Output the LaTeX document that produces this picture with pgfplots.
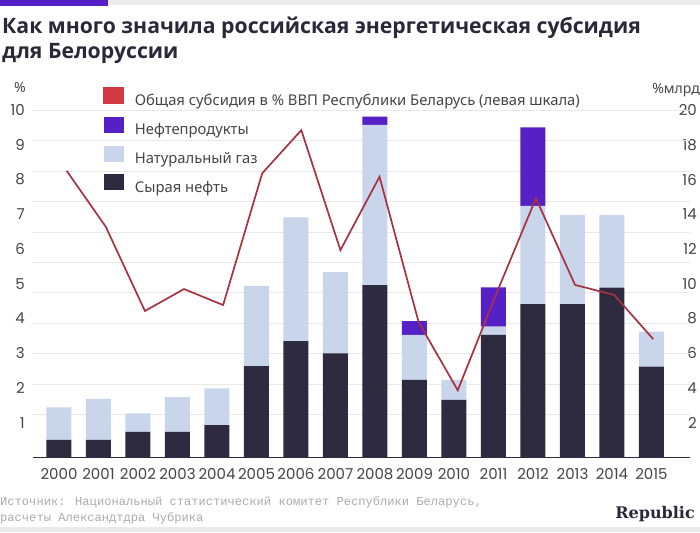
\documentclass[border=0pt]{standalone}
\usepackage{fontspec}
\setmainfont{Noto Sans}
\newfontfamily\titlefont{Open Sans}
\newfontfamily\numfont{Poppins}
\newfontfamily\monofont{Liberation Mono}
\newfontfamily\logofont{DejaVu Serif}
\usepackage{pgfplots}
\pgfplotsset{compat=1.18}
\definecolor{darkbar}{HTML}{2E2A40}
\definecolor{gasbar}{HTML}{C8D5EA}
\definecolor{oilprod}{HTML}{5520C5}
\definecolor{subline}{HTML}{A83240}
\definecolor{legred}{HTML}{D03A44}
\definecolor{gridc}{HTML}{E8E8E8}
\definecolor{txt}{HTML}{454545}
\definecolor{titlec}{HTML}{2A2838}
\definecolor{topgray}{HTML}{EBEBEB}
\definecolor{footc}{HTML}{ABABAB}
\begin{document}
\begin{tikzpicture}[x=1pt,y=1pt]
\useasboundingbox (0,0) rectangle (700,532);
\fill[topgray] (0,527) rectangle (700,532);
\fill[oilprod] (0,526) rectangle (108,532);
\fill[topgray] (0,0) rectangle (700,5);
\node[anchor=base west, inner sep=0pt, font=\titlefont\bfseries\fontsize{21.2}{25}\selectfont, text=titlec] at (2,498.7) {Как много значила российская энергетическая субсидия};
\node[anchor=base west, inner sep=0pt, font=\titlefont\bfseries\fontsize{21.2}{25}\selectfont, text=titlec] at (2,473.7) {для Белоруссии};
\node[inner sep=0pt, font=\fontsize{14}{14}\selectfont, text=txt] at (20,444) {\%};
\node[anchor=east, inner sep=0pt, font=\fontsize{14}{14}\selectfont, text=txt] at (700,442) {\%млрд};

\begin{axis}[
  at={(33pt,74.3pt)}, anchor=south west, scale only axis,
  width=657pt, height=347.7pt,
  xmin=-0.658, xmax=15.975, ymin=0, ymax=20,
  axis x line*=bottom, axis y line*=right,
  x axis line style={draw=darkbar, line width=1pt, -},
  y axis line style={draw=none},
  xtick={0,1,2,3,4,5,6,7,8,9,10,11,12,13,14,15},
  xticklabels={2000,2001,2002,2003,2004,2005,2006,2007,2008,2009,2010,2011,2012,2013,2014,2015},
  ytick={2,4,6,8,10,12,14,16,18,20},
  major tick length=0pt,
  extra y ticks={2.50,4.24,6.01,7.73,9.51,11.24,12.97,14.73,16.49,18.24,19.99},
  extra y tick labels={},
  extra y tick style={grid=major},
  major grid style={draw=gridc, line width=0.9pt},
  /pgf/number format/assume math mode=true,
  xticklabel style={anchor=base, yshift=-22pt, font=\numfont\fontsize{15}{15}\selectfont, text=txt},
  yticklabel style={anchor=east, xshift=8pt, inner sep=1pt, fill=white, font=\numfont\fontsize{15}{15}\selectfont, text=txt},
  ybar stacked, bar width=25pt,
]
\addplot[fill=darkbar, draw=none] coordinates {(0,1.02) (1,1.02) (2,1.48) (3,1.48) (4,1.88) (5,5.27) (6,6.71) (7,6.00) (8,9.93) (9,4.47) (10,3.32) (11,7.06) (12,8.84) (13,8.84) (14,9.78) (15,5.24)};
\addplot[fill=gasbar, draw=none] coordinates {(0,1.88) (1,2.36) (2,1.07) (3,2.01) (4,2.11) (5,4.61) (6,7.12) (7,4.68) (8,9.21) (9,2.59) (10,1.15) (11,0.48) (12,5.64) (13,5.12) (14,4.18) (15,2.01)};
\addplot[fill=oilprod, draw=none] coordinates {(0,0) (1,0) (2,0) (3,0) (4,0) (5,0) (6,0) (7,0) (8,0.48) (9,0.80) (10,0) (11,2.26) (12,4.52) (13,0) (14,0) (15,0)};
\end{axis}

\begin{axis}[
  at={(33pt,74.3pt)}, anchor=south west, scale only axis,
  width=657pt, height=347.7pt,
  xmin=-0.862, xmax=15.94, ymin=0, ymax=10,
  hide x axis, axis y line*=left,
  y axis line style={draw=none},
  ytick={1,2,3,4,5,6,7,8,9,10},
  major tick length=0pt,
  /pgf/number format/assume math mode=true,
  yticklabel style={anchor=east, xshift=-8pt, inner sep=0pt, font=\numfont\fontsize{15}{15}\selectfont, text=txt},
  legend style={at={(axis description cs:0.1065,1.0656)}, anchor=north west, draw=none, fill=none, inner sep=0pt,
    row sep=7.6pt, column sep=11pt, font=\fontsize{14.8}{15}\selectfont, text=txt,
    nodes={inner sep=0pt, text height=11.5pt, text depth=3.5pt}},
  legend cell align=left,
]
\addplot[subline, line width=1.7pt, mark=none,
  legend image code/.code={\fill[legred] (0pt,-1.5pt) rectangle (19pt,13.5pt);}]
  coordinates {(0,8.25) (1,6.64) (2,4.22) (3,4.85) (4,4.39) (5,8.18) (6,9.42) (7,5.97) (8,8.08) (9,3.90) (10,1.94) (11,4.75) (12,7.46) (13,4.97) (14,4.68) (15,3.41)};
\addlegendentry{Общая субсидия в \% ВВП Республики Беларусь (левая шкала)}
\addlegendimage{legend image code/.code={\fill[oilprod] (0pt,-1.5pt) rectangle (19pt,13.5pt);}}
\addlegendentry{Нефтепродукты}
\addlegendimage{legend image code/.code={\fill[gasbar] (0pt,-1.5pt) rectangle (19pt,13.5pt);}}
\addlegendentry{Натуральный газ}
\addlegendimage{legend image code/.code={\fill[darkbar] (0pt,-1.5pt) rectangle (19pt,13.5pt);}}
\addlegendentry{Сырая нефть}
\end{axis}

\node[anchor=base west, inner sep=0pt, font=\monofont\fontsize{12.1}{17}\selectfont, text=footc] at (0,27) {Источник: Национальный статистический комитет Республики Беларусь,};
\node[anchor=base west, inner sep=0pt, font=\monofont\fontsize{12.1}{17}\selectfont, text=footc] at (0,11) {расчеты Александтдра Чубрика};
\node[anchor=base east, inner sep=0pt, font=\logofont\bfseries\fontsize{16}{16}\selectfont, text=titlec] at (695,14) {Republic};
\end{tikzpicture}
\end{document}
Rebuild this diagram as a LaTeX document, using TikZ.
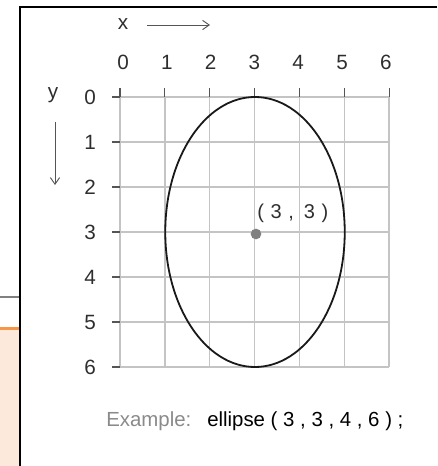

• • • • •

#### Required work
Scan the lines for the string "this". Pick out every line that has it.

#### Complete output
Output the LaTeX document that produces this picture with pgfplots.
Rebuild this diagram as a LaTeX document, using TikZ.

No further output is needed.